If you had to choose one thing, what’s the biggest lesson you’ve learned from your work with the Springtide Collective?
MC: Change is slow. Patience is hard.
Starting a movement is hard work. What advice do you have for someone who has an amazing idea for creating a positive change in their own community, and wants to make it a reality?
MC: Margaret Mead said, “Never doubt that a small group of thoughtful, committed citizens can change the world; indeed, it’s the only thing that ever has.” I like this quote, but it’s incomplete. She forgot to mention the group must also be unqualified.
Any movement that is working for real change is trying to do something that’s never been done before. That movement is automatically the best and the worst in the world at creating that change. Sometimes it’s easier to focus on the latter, more than the former.

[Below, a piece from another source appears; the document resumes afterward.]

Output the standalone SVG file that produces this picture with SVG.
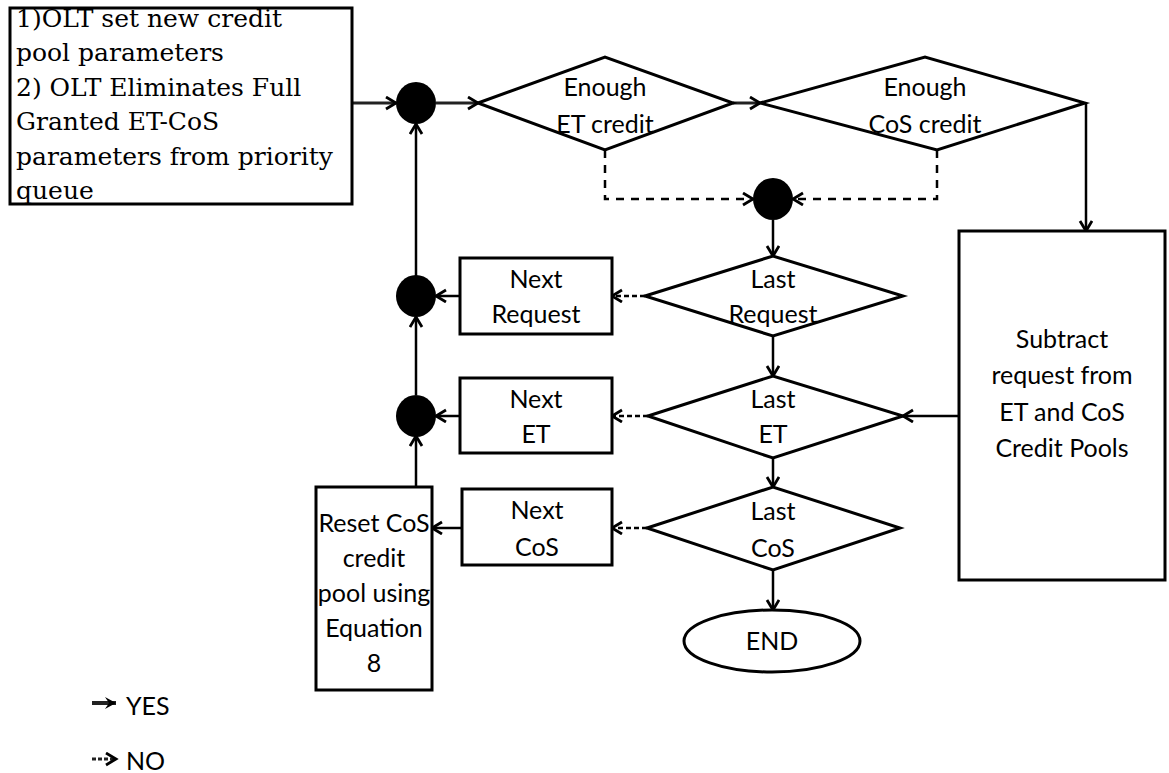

There are always critics. Sometimes they’re worth listening to and sometimes they’re not. In either case, they’re not in the hot seat, and you’ve got to trust your own judgement and the judgement of the team you’re doing the work with and make the decisions that feel right. The information at your fingertips is imperfect, and the people who inspire you might not be any better prepared to make the impact you’re hoping to have. Everything is an experiment. Make your long-term goals about making change. Make your short-term goals about learning the best way to make that change happen.
How can people get involved with or help support the Springtide Collective?
MC: We plan to welcome on new volunteers in Fall 2015. We’ll notify people about that opportunity through our mailing list, and Facebook and Twitter pages. Of course, it takes money to make change. That is the most direct way people can contribute to our work. They can do that on our website.
Mark Coffin is an educator, a philosopher, and an advocate for democratic renewal. With the help of friends and now-colleagues, Mark started the Springtide Collective to bridge a growing gap between citizens and our democratic institutions. Mark also serves on the boards of Credit Union Atlantic and Engage Nova Scotia.